Our fascination with Evans's work--its preciousity and cuteness and obsessive taxonomic elaboration--has other dimensions as well. As the expression of a craft (copying traditional engraving technologies, which once gave postage stamps their qualitative intensity and finish), the work is impressively vivid, varied, and sweet.
In Evans, we see the same obsessive escapist tendency as in Darger--a closed, perfected world of idealized objects, situations, relationships, a world with its own laws, preferred terms, and theme-park transparency. Also, perhaps, a little of the elaborate Proustian tapestry of edited experience.
It is also a world of exile, of spiritual and personal alienation. The imaginary "exchanges"--of sending and receiving, of passages and transformation symbolized by post-marks, of communications with other (imagined) dimensions and remote eventualities--of commerce and affection perpetually post-poned, relegated to ineffectuality.

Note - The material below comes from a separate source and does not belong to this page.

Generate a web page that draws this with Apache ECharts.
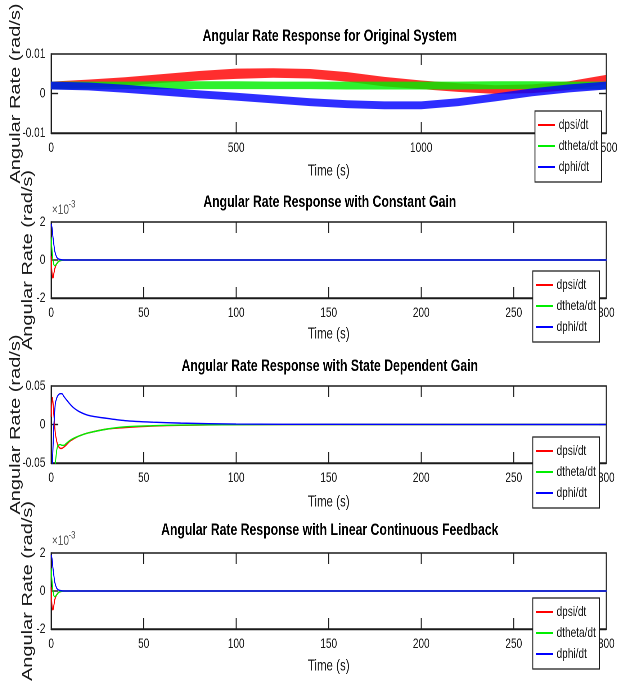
<!DOCTYPE html>
<html>
<head>
<meta charset="utf-8">
<script src="https://cdn.jsdelivr.net/npm/echarts@6/dist/echarts.min.js"></script>
<style>
  html, body { margin: 0; background: #fff; overflow: hidden; }
  #wrap { width: 617px; height: 685px; overflow: hidden; }
  /* the source figure is squeezed horizontally; draw wide, then squeeze */
  #c { width: 857px; height: 685px; transform: scaleX(0.72); transform-origin: 0 0; }
</style>
</head>
<body>
<div id="wrap"><div id="c"></div></div>
<script>
// Angular rate responses, four stacked subplots (MATLAB style)

const INK = '#1a1a1a';
const FONT = '"Liberation Sans", Arial, Helvetica, sans-serif';
const NAMES = ['dpsi/dt', 'dtheta/dt', 'dphi/dt'];
const COLORS = ['#FF0000', '#00EE00', '#0000FF'];

// panel 1: original system (fast oscillation drawn as its envelope band)
const T_ORIG = [0, 100, 200, 300, 400, 500, 600, 700, 800, 900, 1000, 1100, 1200, 1300, 1400, 1500];
const DPSI_HI = [0.0030, 0.0035, 0.0041, 0.0049, 0.0057, 0.0063, 0.0064, 0.0062, 0.0054, 0.0042, 0.0033, 0.0026, 0.0021, 0.0023, 0.0031, 0.0047];
const DPSI_LO = [0.0011, 0.0015, 0.0019, 0.0027, 0.0033, 0.0037, 0.0040, 0.0038, 0.0030, 0.0018, 0.0011, 0.0004, -0.0001, 0.0001, 0.0009, 0.0024];
const DTHETA_HI = [0.0030, 0.0030, 0.0030, 0.0031, 0.0031, 0.0031, 0.0030, 0.0030, 0.0030, 0.0030, 0.0030, 0.0030, 0.0031, 0.0031, 0.0030, 0.0030];
const DTHETA_LO = [0.0010, 0.0010, 0.0011, 0.0011, 0.0011, 0.0011, 0.0011, 0.0011, 0.0010, 0.0010, 0.0010, 0.0010, 0.0011, 0.0011, 0.0010, 0.0010];
const DPHI_HI = [0.0030, 0.0028, 0.0022, 0.0015, 0.0008, 0.0002, -0.0005, -0.0012, -0.0017, -0.0020, -0.0020, -0.0012, 0.0000, 0.0013, 0.0023, 0.0030];
const DPHI_LO = [0.0010, 0.0008, 0.0002, -0.0005, -0.0012, -0.0018, -0.0025, -0.0032, -0.0037, -0.0040, -0.0040, -0.0032, -0.0020, -0.0007, 0.0003, 0.0010];

// panel 2: constant gain
const T_CG = [0, 0.5, 1, 1.5, 2, 3, 4, 5, 7, 10, 300];
const CG_DPSI = [0.0002, -0.0007, -0.00095, -0.0007, -0.00045, -0.0002, -0.00008, -0.00003, 0, 0, 0];
const CG_DTHETA = [0.0012, 0.0005, 0, -0.00025, -0.0003, -0.0002, -0.00008, -0.00003, 0, 0, 0];
const CG_DPHI = [0.0019, 0.0017, 0.0012, 0.0008, 0.00045, 0.00015, 0.00005, 0.00002, 0, 0, 0];

// panel 3: state dependent gain
const T_SDG = [0, 0.7, 1.5, 2.2, 2.5, 3.5, 5, 5.8, 7, 8, 10, 12, 15, 20, 30, 40, 55, 70, 100, 150, 300];
const SDG_DPSI = [0.010, 0.035, 0.012, -0.010, -0.015, -0.026, -0.031, -0.031, -0.029, -0.027, -0.022, -0.019, -0.015, -0.011, -0.006, -0.004, -0.002, -0.001, -0.0003, 0, 0];
const SDG_DTHETA = [-0.12, -0.10, -0.075, -0.055, -0.045, -0.028, -0.026, -0.027, -0.027, -0.025, -0.021, -0.018, -0.015, -0.011, -0.006, -0.003, -0.0015, -0.0007, -0.0002, 0, 0];
const SDG_DPHI = [-0.09, -0.05, 0, 0.026, 0.030, 0.037, 0.040, 0.040, 0.036, 0.033, 0.027, 0.022, 0.017, 0.012, 0.008, 0.005, 0.003, 0.0018, 0.0006, 0.0002, 0];

// panel 4: linear continuous feedback
const T_LCF = [0, 0.5, 1, 1.5, 2, 3, 4, 5, 7, 10, 300];
const LCF_DPSI = [0.0002, -0.0008, -0.001, -0.00075, -0.00045, -0.0002, -0.00008, -0.00003, 0, 0, 0];
const LCF_DTHETA = [0.0012, 0.0005, 0, -0.00025, -0.0003, -0.0002, -0.00008, -0.00003, 0, 0, 0];
const LCF_DPHI = [0.0019, 0.0017, 0.0012, 0.0008, 0.00045, 0.00015, 0.00005, 0.00002, 0, 0, 0];

const TITLES = [
  'Angular Rate Response for Original System',
  'Angular Rate Response with Constant Gain',
  'Angular Rate Response with State Dependent Gain',
  'Angular Rate Response with Linear Continuous Feedback'
];
const X_MAX = [1500, 300, 300, 300];
const X_INT = [500, 50, 50, 50];
const Y_LIM = [0.01, 0.002, 0.05, 0.002];
const X_TICKS = [[500, 1000], [50, 100, 150, 200, 250], [50, 100, 150, 200, 250], [50, 100, 150, 200, 250]];
const Y_TICKS = [[0], [0], [0], [0]];

// layout (chart space, before the 0.72 horizontal squeeze)
const GRID_TOP = [54, 222, 386, 553];
const GRID_H = [79, 76, 77, 76];
const NAME_GAP_X = [30, 28, 31, 29];
const NAME_GAP_Y = [39, 22, 39, 22];
const LEGEND_TOP = [111, 271, 437, 598];
const LEGEND_LEFT = [743, 740, 740, 740];
const TITLE_TOP = [28, 194, 358, 522];
const TICK_X = 11, TICK_Y = 10;

const zip = (t, v) => t.map((x, i) => [x, v[i]]);

const grid = [], xAxis = [], yAxis = [], title = [], legend = [], series = [];

const AXIS_LINE = { show: true, onZero: false, lineStyle: { color: INK, width: 1.4 } };
const TICK_STYLE = { stroke: INK, lineWidth: 1.4 };

for (let i = 0; i < 4; i++) {
  grid.push({ left: 71, right: 15, top: GRID_TOP[i], height: GRID_H[i], show: true,
    borderColor: INK, borderWidth: 1.4, backgroundColor: 'transparent',
    containLabel: false, outerBoundsMode: 'none' });

  xAxis.push({ type: 'value', gridIndex: i, min: 0, max: X_MAX[i], interval: X_INT[i],
    axisLine: AXIS_LINE, splitLine: { show: false }, axisTick: { show: false },
    axisLabel: { color: INK, fontSize: 14, fontFamily: FONT, margin: 8, formatter: v => String(v) },
    name: 'Time (s)', nameLocation: 'middle', nameGap: NAME_GAP_X[i], nameMoveOverlap: false,
    nameTextStyle: { color: INK, fontSize: 16, fontFamily: FONT } });

  const small = Y_LIM[i] < 0.005;
  yAxis.push({ type: 'value', gridIndex: i, min: -Y_LIM[i], max: Y_LIM[i], interval: Y_LIM[i],
    axisLine: AXIS_LINE, splitLine: { show: false }, axisTick: { show: false },
    axisLabel: { color: INK, fontSize: 14, fontFamily: FONT, margin: 8,
      formatter: small ? v => String(Math.round(v * 1000)) : v => String(v) },
    name: 'Angular Rate (rad/s)', nameLocation: 'middle', nameGap: NAME_GAP_Y[i], nameMoveOverlap: false,
    nameTextStyle: { color: INK, fontSize: 20, fontFamily: FONT } });

  title.push({ text: TITLES[i], left: 458, top: TITLE_TOP[i], textAlign: 'center', padding: 0,
    textStyle: { color: '#000', fontSize: 17, fontWeight: 'bold', fontFamily: FONT } });

  legend.push({ data: NAMES, orient: 'vertical', left: LEGEND_LEFT[i], top: LEGEND_TOP[i],
    backgroundColor: '#fff', borderColor: INK, borderWidth: 1.3, padding: [7, 5, 8, 4],
    itemGap: 7, itemWidth: 24, itemHeight: 2, icon: 'rect', selectedMode: false,
    itemStyle: { borderWidth: 0 },
    textStyle: { color: INK, fontSize: 14, fontFamily: FONT }, z: 10 });

  // MATLAB-style inward ticks on all four sides, placed through the axis scales
  const ymin = -Y_LIM[i], ymax = Y_LIM[i], xmax = X_MAX[i];
  series.push({ type: 'custom', xAxisIndex: i, yAxisIndex: i, silent: true, z: 3,
    data: X_TICKS[i].map(v => [v, 0]),
    renderItem: (params, api) => {
      const b = api.coord([api.value(0), ymin]), t = api.coord([api.value(0), ymax]);
      return { type: 'group', children: [
        { type: 'line', shape: { x1: b[0], y1: b[1], x2: b[0], y2: b[1] - TICK_X }, style: TICK_STYLE },
        { type: 'line', shape: { x1: t[0], y1: t[1], x2: t[0], y2: t[1] + TICK_X }, style: TICK_STYLE }
      ] };
    } });
  series.push({ type: 'custom', xAxisIndex: i, yAxisIndex: i, silent: true, z: 3,
    data: Y_TICKS[i].map(v => [0, v]),
    renderItem: (params, api) => {
      const l = api.coord([0, api.value(1)]), r = api.coord([xmax, api.value(1)]);
      return { type: 'group', children: [
        { type: 'line', shape: { x1: l[0], y1: l[1], x2: l[0] + TICK_Y, y2: l[1] }, style: TICK_STYLE },
        { type: 'line', shape: { x1: r[0], y1: r[1], x2: r[0] - TICK_Y, y2: r[1] }, style: TICK_STYLE }
      ] };
    } });
}

// x10^-3 multipliers for panels 2 and 4
[1, 3].forEach(i => {
  title.push({ text: '×10', left: 72, top: GRID_TOP[i] - 19, padding: 0,
    textStyle: { color: '#555', fontSize: 14, fontWeight: 'normal', fontFamily: FONT } });
  title.push({ text: '-3', left: 95, top: GRID_TOP[i] - 23, padding: 0,
    textStyle: { color: '#555', fontSize: 11, fontWeight: 'normal', fontFamily: FONT } });
});

// panel 1: envelope bands, drawn as one polygon per signal through the axis scales
[[DPSI_LO, DPSI_HI], [DTHETA_LO, DTHETA_HI], [DPHI_LO, DPHI_HI]].forEach(([lo, hi], k) => {
  series.push({
    type: 'custom', name: NAMES[k], xAxisIndex: 0, yAxisIndex: 0,
    data: T_ORIG.map((t, j) => [t, lo[j], hi[j]]),
    encode: { x: 0, y: [1, 2] },
    itemStyle: { color: COLORS[k] },
    renderItem: (params, api) => {
      if (params.dataIndexInside !== 0) return null;
      const top = T_ORIG.map((t, j) => api.coord([t, hi[j]]));
      const bot = T_ORIG.map((t, j) => api.coord([t, lo[j]])).reverse();
      return { type: 'polygon', shape: { points: top.concat(bot) },
        style: { fill: COLORS[k], opacity: 0.82 } };
    }
  });
});

// panels 2-4 lines
const PANELS = [
  [T_CG, [CG_DPSI, CG_DTHETA, CG_DPHI]],
  [T_SDG, [SDG_DPSI, SDG_DTHETA, SDG_DPHI]],
  [T_LCF, [LCF_DPSI, LCF_DTHETA, LCF_DPHI]]
];
PANELS.forEach(([t, vals], p) => {
  const i = p + 1;
  vals.forEach((v, k) => {
    series.push({ type: 'line', name: NAMES[k], xAxisIndex: i, yAxisIndex: i,
      data: zip(t, v), symbol: 'none', smooth: 0.3,
      lineStyle: { width: 1.4, color: COLORS[k] }, itemStyle: { color: COLORS[k] } });
  });
});

const chart = echarts.init(document.getElementById('c'), null, { renderer: 'canvas', devicePixelRatio: 2 });
chart.setOption({ animation: false, backgroundColor: '#fff',
  grid, xAxis, yAxis, title, legend, series });
window.addEventListener('resize', () => chart.resize());
</script>
</body>
</html>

Evans's stamps and postcards are like the marginalia to an ambitious unwritten fantasy narrative, a footnote to an alternative universe very much like our own, but cleansed of the messy, poisonous, destructive complexities of actual human existence.
Ironically, Evans died in an apartment fire in Amsterdam at only 31, a victim of a real event more terrible, and improbable than any he might have imagined for himself. It's been over 30 years since Evans died, but his work appears as fresh, as unintimidating as it did when I first discovered it in the early 80's. There are a number of images floating around the internet, for those interested in seeing it, but the monograph by Eisenhart is the best introduction to his work.
Evans's still-born career--like the arrested fantasy world he created--will always remain symmetrically closed, like the life he chose for himself, just a little bit smaller than the real world we live in.